By: James Pitt  Aug. 17, 2018
The Centers for Medicare and Medicaid Services reimburses heart valve procedures based on which of six diagnosis-related groups (DRGs) they fall in. These groups are based on whether there were complications/ comorbidities (CCs) and on whether cardiac catheterization was used.
Dexur analysts examined the case mix of heart valve procedures at six large hospitals in New York State. National data is not enough to predict hospital-level trends.
Major complications/ comorbidities (MCCs) are generally more common in patients who receive cardiac catheterization than in patients who do not.
This is consistent with national trends.
This does not imply that cardiac catheterization leads to complications. It is likely that surgeons opt to catheterize more often in higher-risk patients. However, a 2010 retrospective analysis at University of Virginia found that renal failure was more common (odds ratio 5.3) in valve replacement patients with cardiac catheterization within 24 hours of their procedure than in other valve replacement patients.
Nationally, there are more valve procedures without catheterization than with catheterization.
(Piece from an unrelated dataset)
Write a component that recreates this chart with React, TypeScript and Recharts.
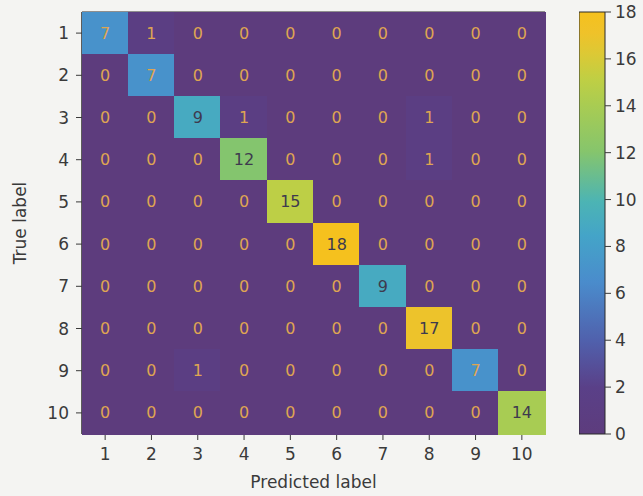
import {
  ScatterChart,
  Scatter,
  XAxis,
  YAxis,
  ReferenceArea,
  BarChart,
  Bar,
} from 'recharts';

const classLabels = [1, 2, 3, 4, 5, 6, 7, 8, 9, 10];

// rows = true label, columns = predicted label
const confusion = [
  [7, 1, 0, 0, 0, 0, 0, 0, 0, 0],
  [0, 7, 0, 0, 0, 0, 0, 0, 0, 0],
  [0, 0, 9, 1, 0, 0, 0, 1, 0, 0],
  [0, 0, 0, 12, 0, 0, 0, 1, 0, 0],
  [0, 0, 0, 0, 15, 0, 0, 0, 0, 0],
  [0, 0, 0, 0, 0, 18, 0, 0, 0, 0],
  [0, 0, 0, 0, 0, 0, 9, 0, 0, 0],
  [0, 0, 0, 0, 0, 0, 0, 17, 0, 0],
  [0, 0, 1, 0, 0, 0, 0, 0, 7, 0],
  [0, 0, 0, 0, 0, 0, 0, 0, 0, 14],
];

const colorbarTicks = [0, 2, 4, 6, 8, 10, 12, 14, 16, 18];

const W = 643;
const H = 496;
const M = { top: 12, right: 98, left: 0, bottom: 0 };
const Y_W = 82;
const X_H = 62;
const PLOT_W = W - M.left - M.right - Y_W;
const PLOT_H = H - M.top - M.bottom - X_H;
const CELL_W = PLOT_W / classLabels.length;
const CELL_H = PLOT_H / classLabels.length;
const VMAX = 18;

// muted viridis, as it looks in the photo
const stops: [number, string][] = [
  [0, '#5d3c7d'],
  [0.11, '#5a4088'],
  [0.22, '#5060ac'],
  [0.36, '#4a8ccc'],
  [0.47, '#44a4c8'],
  [0.55, '#4cb4b4'],
  [0.67, '#86c56c'],
  [0.78, '#a9cc52'],
  [0.84, '#bfcf44'],
  [0.9, '#dcc935'],
  [0.95, '#efc22a'],
  [1, '#f5c11e'],
];

function hex(c: string) {
  return [1, 3, 5].map((i) => parseInt(c.slice(i, i + 2), 16));
}

function cellColor(v: number) {
  const t = v / VMAX;
  for (let i = 1; i < stops.length; i++) {
    if (t <= stops[i][0]) {
      const [t0, c0] = stops[i - 1];
      const [t1, c1] = stops[i];
      const f = (t - t0) / (t1 - t0);
      const a = hex(c0);
      const b = hex(c1);
      const rgb = a.map((x, k) => Math.round(x + (b[k] - x) * f));
      return `rgb(${rgb.join(',')})`;
    }
  }
  return stops[stops.length - 1][1];
}

const cells = confusion.flatMap((row, r) =>
  row.map((v, c) => ({ col: classLabels[c], row: classLabels[r], v }))
);

const FONT = '"DejaVu Sans", sans-serif';
const TXT = '#3a3a3a';

const CellShape = (props: any) => {
  const { cx, cy, payload } = props;
  const v = payload.v;
  return (
    <g>
      <rect
        x={cx - CELL_W / 2 - 0.5}
        y={cy - CELL_H / 2 - 0.5}
        width={CELL_W + 1}
        height={CELL_H + 1}
        fill={cellColor(v)}
        shapeRendering="crispEdges"
      />
      <text
        x={cx}
        y={cy}
        textAnchor="middle"
        dominantBaseline="central"
        fontSize={16}
        fontFamily={FONT}
        fill={v < VMAX / 2 ? '#dfa552' : '#3e3a4e'}
      >
        {v}
      </text>
    </g>
  );
};

export default function App() {
  return (
    <div style={{ position: 'absolute', left: 0, top: 0, width: W, height: H, background: '#f4f4f2' }}>
      <ScatterChart width={W} height={H} margin={M}>
        <XAxis
          type="number"
          dataKey="col"
          domain={[0.5, 10.5]}
          ticks={classLabels}
          height={X_H}
          tickSize={6}
          tickMargin={8}
          tickLine={{ stroke: TXT }}
          axisLine={{ stroke: '#2a2a2a' }}
          tick={{ fontSize: 17, fill: TXT, fontFamily: FONT }}
          label={{ value: 'Predicted label', position: 'insideBottom', offset: 8, fontSize: 17, fill: TXT, fontFamily: FONT }}
        />
        <YAxis
          type="number"
          dataKey="row"
          domain={[0.5, 10.5]}
          reversed
          ticks={classLabels}
          width={Y_W}
          tickSize={6}
          tickMargin={7}
          tickLine={{ stroke: TXT }}
          axisLine={{ stroke: '#2a2a2a' }}
          tick={{ fontSize: 17, fill: TXT, fontFamily: FONT }}
          label={{ value: 'True label', angle: -90, position: 'insideLeft', offset: 20, fontSize: 17, fill: TXT, fontFamily: FONT, style: { textAnchor: 'middle' } }}
        />
        <Scatter data={cells} shape={<CellShape />} isAnimationActive={false} />
        <ReferenceArea x1={0.5} x2={10.5} y1={0.5} y2={10.5} fill="none" stroke="#2a2a2a" strokeWidth={1} />
      </ScatterChart>
      <div style={{ position: 'absolute', left: 579, top: 0 }}>
        <BarChart
          width={64}
          height={H}
          data={[{ name: 'cb', v: VMAX }]}
          margin={{ top: 12, right: 0, left: 0, bottom: X_H }}
          barCategoryGap={0}
        >
          <defs>
            <linearGradient id="cbGrad" x1="0" y1="1" x2="0" y2="0">
              {stops.map(([o, c]) => (
                <stop key={o} offset={`${o * 100}%`} stopColor={c} />
              ))}
            </linearGradient>
          </defs>
          <XAxis dataKey="name" hide />
          <YAxis
            orientation="right"
            domain={[0, VMAX]}
            ticks={colorbarTicks}
            width={38}
            tickSize={6}
            tickMargin={4}
            axisLine={false}
            tickLine={{ stroke: TXT }}
            tick={{ fontSize: 17, fill: TXT, fontFamily: FONT }}
            interval={0}
          />
          <Bar dataKey="v" fill="url(#cbGrad)" stroke="#2a2a2a" strokeWidth={1} isAnimationActive={false} />
        </BarChart>
      </div>
    </div>
  );
}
However, many individual hospitals do not conform to the national trends. Winthrop - University Hospital (Mineola, NY), Rochester General Hospital (Rochester, NY), and Stony Brook University Hospital (Stony Brook, NY) performed more valve procedures with catheterization than without.
There were 287, 253 cardiac valve procedures nationwide from Jan 2013 to Dec 2017 among Medicare-eligible inpatients.
Aortic and mitral valves are the most commonly replaced heart valves. (Tricuspid and pulmonary valve replacements are rarer). Valve replacement options include purely mechanical valves and human or animal donor tissue valves.